I ask you now, to think back to the reading I shared with you during Meditation - about the general and the Zen Master in Korea.. It was, of course, a metaphor. It has many meanings and I do not pretend to have intuited all of them, but at least one of them has to do with being willing to recognize and state one’s truth without fear. There are many ways to tell the truth, but there are fewer ways to keep one’s own integrity...and without integrity the truth does not ring clear. But I found this story complemented the wrestling image quite well. Both acknowledge the necessity of struggle before truth is reached. Both imply that courage will be required and respected.

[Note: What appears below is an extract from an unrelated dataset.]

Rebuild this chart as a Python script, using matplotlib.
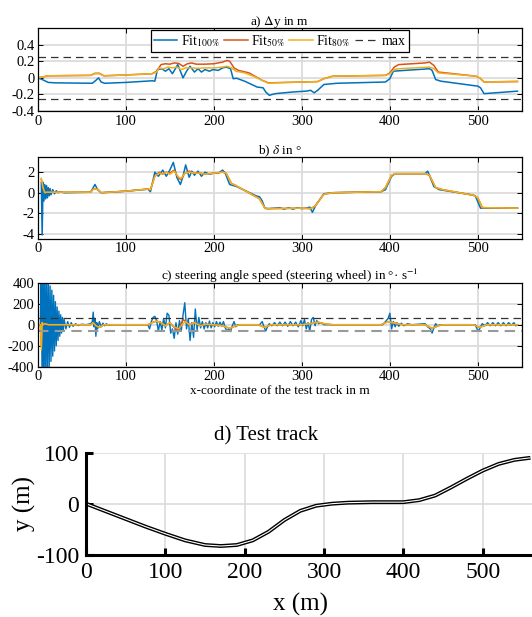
import numpy as np
import matplotlib
matplotlib.use("Agg")
from matplotlib import pyplot as plt

plt.rcParams['font.family'] = ['Liberation Serif', 'DejaVu Serif']
plt.rcParams['mathtext.fontset'] = 'stix'
plt.rcParams['axes.unicode_minus'] = False

# colours (MATLAB default order)
c_100 = "#0072BD"
c_50 = "#D95319"
c_80 = "#EDB120"

# ---- a) lateral deviation dy in m
a_x100 = [0, 5, 12, 20, 62, 66, 69, 72, 76, 100, 130, 133, 136, 141, 145, 149, 153, 159, 165, 169, 173, 178,
          182, 186, 190, 195, 199, 205, 210, 214, 219, 222, 226, 235, 249, 256, 259, 263, 270, 290, 305, 310,
          314, 318, 325, 340, 395, 400, 404, 410, 445, 448, 452, 458, 500, 503, 507, 520, 545]
a_y100 = [0, -0.02, -0.055, -0.06, -0.065, -0.03, 0.0, -0.05, -0.065, -0.055, -0.035, -0.04, 0.1, 0.11, 0.08,
          0.11, 0.05, 0.16, 0.0, 0.08, 0.14, 0.07, 0.11, 0.07, 0.1, 0.08, 0.1, 0.09, 0.12, 0.13, 0.11, -0.01,
          -0.005, -0.04, -0.11, -0.12, -0.17, -0.21, -0.19, -0.17, -0.16, -0.15, -0.18, -0.15, -0.08, -0.065,
          -0.05, -0.01, 0.08, 0.085, 0.11, 0.09, -0.02, -0.04, -0.10, -0.12, -0.19, -0.18, -0.16]
a_x50 = [0, 5, 12, 60, 65, 70, 75, 100, 130, 135, 140, 145, 150, 155, 160, 165, 170, 175, 180, 190, 200, 210,
         215, 218, 223, 228, 240, 255, 262, 300, 318, 325, 335, 395, 400, 405, 410, 440, 445, 450, 455, 498,
         502, 507, 545]
a_y50 = [0, 0.01, 0.025, 0.03, 0.055, 0.055, 0.025, 0.035, 0.05, 0.08, 0.16, 0.17, 0.165, 0.18, 0.175, 0.14,
         0.17, 0.18, 0.165, 0.165, 0.17, 0.19, 0.21, 0.2, 0.12, 0.09, 0.06, -0.03, -0.06, -0.05, -0.045, -0.01,
         0.02, 0.03, 0.06, 0.13, 0.16, 0.18, 0.19, 0.15, 0.07, 0.02, 0.0, -0.05, -0.045]
a_x80 = [0, 5, 12, 60, 65, 70, 75, 100, 130, 135, 138, 143, 148, 153, 158, 163, 168, 175, 182, 190, 200, 210,
         215, 220, 225, 235, 245, 255, 262, 270, 300, 318, 325, 335, 395, 400, 405, 410, 445, 450, 455, 498,
         502, 507, 545]
a_y80 = [0, 0.01, 0.025, 0.03, 0.05, 0.05, 0.025, 0.035, 0.05, 0.07, 0.12, 0.11, 0.13, 0.12, 0.13, 0.1, 0.12,
         0.12, 0.115, 0.12, 0.12, 0.13, 0.14, 0.12, 0.08, 0.06, 0.02, -0.03, -0.065, -0.06, -0.05, -0.045,
         -0.01, 0.02, 0.03, 0.05, 0.1, 0.11, 0.13, 0.11, 0.06, 0.02, 0.0, -0.05, -0.04]
a_max = 0.25

# ---- b) steering angle delta in deg
b_x100 = [4, 5, 6, 7, 8, 9, 10, 11, 12, 13, 14, 15, 17, 19, 21, 23, 25, 30, 60, 63, 65, 68, 72, 100, 125, 128,
          133, 137, 142, 146, 150, 154, 158, 162, 165, 168, 172, 175, 178, 182, 186, 190, 195, 200, 205, 210,
          213, 218, 222, 226, 248, 252, 255, 258, 262, 275, 280, 285, 290, 295, 300, 305, 309, 312, 316, 325,
          335, 390, 395, 402, 406, 440, 443, 450, 456, 493, 497, 503, 545]
b_y100 = [1.0, -4.1, 1.0, -0.8, 0.8, -0.6, 0.7, -0.5, 0.5, -0.3, 0.4, -0.2, 0.3, -0.1, 0.2, 0.0, 0.1, 0.0, 0.05,
          0.5, 0.8, 0.3, 0.0, 0.15, 0.35, 0.1, 2.0, 1.6, 2.2, 1.6, 2.2, 2.95, 1.5, 0.8, 1.6, 2.7, 1.5, 2.1, 1.7,
          2.1, 1.6, 2.0, 1.8, 1.9, 1.9, 2.2, 1.9, 0.8, 0.7, 0.6, -0.3, -0.4, -0.8, -1.5, -1.55, -1.45, -1.6,
          -1.45, -1.6, -1.45, -1.55, -1.5, -1.4, -1.9, -1.2, -0.1, 0.0, 0.1, 0.3, 1.6, 1.85, 1.85, 2.1, 0.6,
          0.3, -0.2, -0.3, -1.5, -1.5]
b_x50 = [4, 6, 8, 10, 60, 63, 68, 72, 100, 125, 128, 133, 138, 142, 146, 150, 155, 160, 163, 167, 172, 178,
         185, 190, 200, 210, 214, 220, 225, 248, 252, 258, 260, 300, 310, 315, 325, 335, 390, 395, 402, 406,
         440, 445, 452, 460, 495, 500, 505, 545]
b_y50 = [1.3, 0.4, 0.0, 0.05, 0.05, 0.35, 0.35, 0.0, 0.15, 0.35, 0.3, 1.6, 2.0, 1.8, 2.0, 1.9, 2.2, 1.4, 1.3,
         1.9, 2.1, 1.9, 1.9, 1.8, 1.9, 2.0, 1.9, 0.9, 0.7, -0.4, -0.6, -1.5, -1.55, -1.5, -1.55, -1.3, -0.15,
         0.0, 0.1, 0.5, 1.7, 1.85, 1.85, 1.7, 0.5, 0.3, -0.25, -0.5, -1.45, -1.5]
b_x80 = b_x50
b_y80 = [1.4, 0.5, 0.0, 0.05, 0.05, 0.35, 0.35, 0.0, 0.15, 0.35, 0.3, 1.6, 1.9, 1.8, 2.0, 1.8, 2.1, 1.5, 1.4,
         1.9, 2.0, 1.9, 1.9, 1.8, 1.9, 2.0, 1.9, 0.9, 0.7, -0.4, -0.6, -1.5, -1.55, -1.5, -1.55, -1.3, -0.15,
         0.0, 0.1, 0.5, 1.7, 1.85, 1.85, 1.7, 0.5, 0.3, -0.25, -0.5, -1.45, -1.5]

# ---- c) steering wheel angle speed in deg/s
c_x100 = [3, 4, 5, 6, 7, 8, 9, 10, 11, 12, 13, 14, 15, 16, 17, 18, 19, 20, 21, 22, 23, 24, 25, 26, 27, 28, 29,
          30, 32, 34, 36, 38, 40, 43, 46, 50, 55, 60, 62, 63, 64, 65, 66, 67, 68, 70, 72, 74, 76, 78, 80, 85,
          125, 127, 129, 131, 133, 135, 137, 139, 141, 143, 145, 147, 149, 151, 153, 155, 157, 159, 161, 163,
          165, 167, 169, 171, 173, 175, 177, 179, 181, 183, 185, 187, 189, 191, 193, 195, 197, 199, 201, 203,
          205, 207, 209, 211, 213, 215, 217, 219, 221, 223, 225, 227, 252, 255, 257, 259, 261, 263, 266, 269,
          272, 275, 278, 281, 284, 287, 290, 293, 296, 299, 301, 303, 305, 307, 309, 311, 313, 315, 317, 319,
          322, 325, 330, 392, 395, 398, 400, 402, 404, 406, 408, 410, 413, 416, 420, 425, 440, 443, 446, 448,
          450, 452, 454, 457, 497, 499, 501, 503, 505, 508, 511, 514, 517, 520, 523, 526, 529, 532, 535, 538,
          541, 543, 545]
c_y100 = [0, 600, -700, 650, -600, 560, -520, 480, -450, 420, -400, 370, -350, 330, -300, 280, -250, 220, -200,
          170, -150, 130, -110, 95, -80, 70, -60, 50, -40, 30, -25, 20, -15, 10, -8, 5, 0, 10, 30, 120, -20, 60,
          -110, 20, -40, 30, -20, 15, -10, 10, -5, 0, 0, -40, 30, 70, 80, 40, -60, 30, -50, 60, -30, 110, 90,
          -80, -40, -130, 20, -90, 40, -60, 90, 210, -40, 60, -150, 20, -120, 150, -50, 70, -30, 30, -40, 20,
          -30, 35, -30, 20, -20, 30, -15, 25, -10, 30, -30, -60, -40, -65, -10, 30, -20, 0, 0, 30, -20, -60,
          -20, 10, -10, 20, -10, 25, -10, 25, -15, 30, -10, 25, -20, 40, -10, 50, -40, 20, -60, 50, 70, -10,
          40, 10, 20, 0, 0, 0, 30, 60, 110, -40, 30, -20, 20, -15, 15, -10, 10, 0, 10, -20, -40, -80, -30, 10,
          -10, 0, 0, -40, -60, -20, 10, -10, 20, -10, 20, -10, 20, -10, 20, -10, 20, -5, 20, -10, 0]
c_x50 = [0, 3, 4, 5, 6, 8, 12, 60, 63, 66, 70, 75, 125, 130, 135, 140, 145, 150, 155, 160, 165, 168, 172, 178,
         185, 190, 200, 210, 218, 225, 230, 250, 258, 265, 300, 310, 318, 325, 335, 390, 398, 405, 415, 440,
         448, 455, 460, 495, 502, 510, 545]
c_y50 = [0, 0, -200, 25, 0, 10, 0, 0, 20, -10, -25, 0, 0, 20, 35, 20, -10, 20, -25, -60, 50, 30, 0, 20, -10,
         5, 0, -10, -35, -10, 0, 0, -25, 0, 0, 10, 25, 10, 0, 0, 30, 15, 0, 0, -35, -10, 0, 0, -25, 0, 0]
c_x80 = c_x50
c_y80 = [0, 0, -240, 20, 0, 10, 0, 0, 20, -10, -25, 0, 0, 20, 35, 20, -10, 20, -20, -40, 10, 30, 0, 20, -10,
         5, 0, -10, -35, -10, 0, 0, -25, 0, 0, 10, 25, 10, 0, 0, 30, 15, 0, 0, -35, -10, 0, 0, -25, 0, 0]
c_max = 60

# ---- d) test track
track_x = [0, 25, 50, 75, 100, 125, 150, 170, 190, 210, 230, 250, 270, 290, 310, 330, 360, 400, 420, 440, 460,
           480, 500, 520, 540, 560]
track_y = [0, -15, -30, -45, -59, -72, -81, -83, -81, -72, -55, -32, -14, -4, 0, 2, 3, 3, 7, 16, 32, 49, 65,
           78, 86, 90]

fig = plt.figure(figsize=(5.32, 6.17), dpi=100)
tick_fs = 10.5
title_fs = 9.5
grid_kw = dict(color="#dcdcdc", linewidth=1.3)


def style_small(ax):
    ax.set_xlim(0, 550)
    ax.set_xticks(range(0, 501, 100))
    ax.grid(True, **grid_kw)
    ax.set_axisbelow(True)
    ax.tick_params(direction="in", top=True, right=True, labelsize=tick_fs, length=3.5, width=0.7, pad=2.5)
    for s in ax.spines.values():
        s.set_linewidth(0.9)


ax1 = fig.add_axes([0.071, 0.820, 0.910, 0.1345])
ax1.plot(a_x100, a_y100, color=c_100, lw=1.1, label="Fit$_{100\\%}$")
ax1.plot(a_x50, a_y50, color=c_50, lw=1.1, label="Fit$_{50\\%}$")
ax1.plot(a_x80, a_y80, color=c_80, lw=1.1, label="Fit$_{80\\%}$")
ax1.axhline(a_max, color="#333333", ls=(0, (6, 4)), lw=0.9, label="max")
ax1.axhline(-a_max, color="#333333", ls=(0, (6, 4)), lw=0.9)
ax1.set_ylim(-0.4, 0.6)
ax1.set_yticks([-0.4, -0.2, 0, 0.2, 0.4])
ax1.set_yticklabels(["-0.4", "-0.2", "0", "0.2", "0.4"])
style_small(ax1)
ax1.set_title("a) $\\Delta$y in m", fontsize=title_fs, pad=2)
leg = ax1.legend(loc="upper center", bbox_to_anchor=(0.5, 1.0), ncol=4, fontsize=10, frameon=True,
                 fancybox=False, edgecolor="black", framealpha=1, handlelength=1.7, columnspacing=0.3,
                 handletextpad=0.25, borderpad=0.2, borderaxespad=0.15)
leg.get_frame().set_linewidth(0.9)

ax2 = fig.add_axes([0.071, 0.6126, 0.910, 0.1334])
ax2.plot(b_x100, b_y100, color=c_100, lw=1.1)
ax2.plot(b_x50, b_y50, color=c_50, lw=1.1)
ax2.plot(b_x80, b_y80, color=c_80, lw=1.1)
ax2.set_ylim(-4.5, 3.5)
ax2.set_yticks([-4, -2, 0, 2])
ax2.set_yticklabels(["-4", "-2", "0", "2"])
style_small(ax2)
ax2.set_title("b) $\\delta$ in °", fontsize=title_fs, pad=2)

ax3 = fig.add_axes([0.071, 0.4057, 0.910, 0.136])
ax3.plot(c_x100, c_y100, color=c_100, lw=1.0)
ax3.plot(c_x50, c_y50, color=c_50, lw=1.1)
ax3.plot(c_x80, c_y80, color=c_80, lw=1.1)
ax3.axhline(c_max, color="#333333", ls=(0, (6, 4)), lw=0.9)
ax3.axhline(-c_max, color="#999999", ls=(0, (5, 3)), lw=1.5)
ax3.set_ylim(-400, 400)
ax3.set_yticks([-400, -200, 0, 200, 400])
ax3.set_yticklabels(["-400", "-200", "0", "200", "400"])
style_small(ax3)
ax3.set_title("c) steering angle speed (steering wheel) in °· s$^{-1}$", fontsize=title_fs, pad=2, x=0.52)
ax3.set_xlabel("x-coordinate of the test track in m", fontsize=9.5, labelpad=1)

ax4 = fig.add_axes([0.1617, 0.101, 0.8383, 0.1653])
ax4.plot(track_x, track_y, color="black", lw=2.8, solid_capstyle="butt")
ax4.plot(track_x, track_y, color="white", lw=0.8, solid_capstyle="butt")
ax4.set_xlim(0, 562)
ax4.set_ylim(-100, 100)
ax4.set_xticks(range(0, 501, 100))
ax4.set_yticks([-100, 0, 100])
ax4.set_yticklabels(["-100", "0", "100"])
ax4.grid(True, color="#dcdcdc", linewidth=1.2)
ax4.set_axisbelow(True)
for side in ["top", "right"]:
    ax4.spines[side].set_visible(False)
for side in ["left", "bottom"]:
    ax4.spines[side].set_linewidth(2.2)
ax4.tick_params(direction="in", labelsize=17, length=5, width=2.2, pad=5)
ax4.set_title("d) Test track", fontsize=15, pad=9, x=(266 - 86) / 446)
ax4.set_xlabel("x (m)", fontsize=18, labelpad=0)
ax4.xaxis.set_label_coords((300 - 86) / 446, -0.37)
ax4.set_ylabel("y (m)", fontsize=18, labelpad=0)

fig.savefig("out.png", dpi=100)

That is, having to do or say painful or scary or difficult things in order to live up to what my reason and my conscience said were, for me, the right action. This is never easy; but when I do the difficult things, I always sleep well afterwards. I would like to be able to tell you that I am always in right relationship with truth and people...but I can’t. But I can tell you that the more I risk the doing and the telling of truth, the easier it gets. 


And we need to risk because often in our lives there are strong, negative messages going around in our heads from our past, like: 'don't trust anyone you don't know'; or, 'I can't be blamed for anything because I have been so abused'; or, 'God does not love me because I did something I have been told is unforgivable'...the list is endless...


But if we wrestle honestly with these sorts of rigid, closed, conceptual enemies we will find that they can be warmed, reshaped...I believe the new word is 'morphed'... by the passion of one’s conviction; they can be wrestled to the ground - often, simply by the power of our integrity. We can find ourselves, being able to say, like the Zen master: 'And I, sir, am one who can be run through without batting an eye.' 


Or to put it another way: 'and I, dear life/fate/power, am one who can stand up to doubt, wrestle with certainty, use my faith to overcome defeat. In fact, it empowers me, it affirms me. To question life means to engage with life and not to accept anybody else's ready-made answers. And pieces of truth are always the reward.


 
Closing Words


If you wrestle with doubt, struggle with certainty, and live in faith every day, then pieces of truth will affix themselves to your mind, heart and spirit and will then spiral out through you, into the present and the future.    jmrb


.
*Our Seven Religious Principles 


The inherent worth and dignity of every person;
Justice, equity, and compassion in human relations;
Acceptance of one another and encouragement to spiritual growth in our congregations;
A free and responsible search for truth and meaning;
The right of conscience and the use of the democratic process within our congregations and in society at large;
The goal of world community with peace, liberty and justice for all;
Respect for the interdependent web of all existence of which we are a part.
.........................................................................................................................................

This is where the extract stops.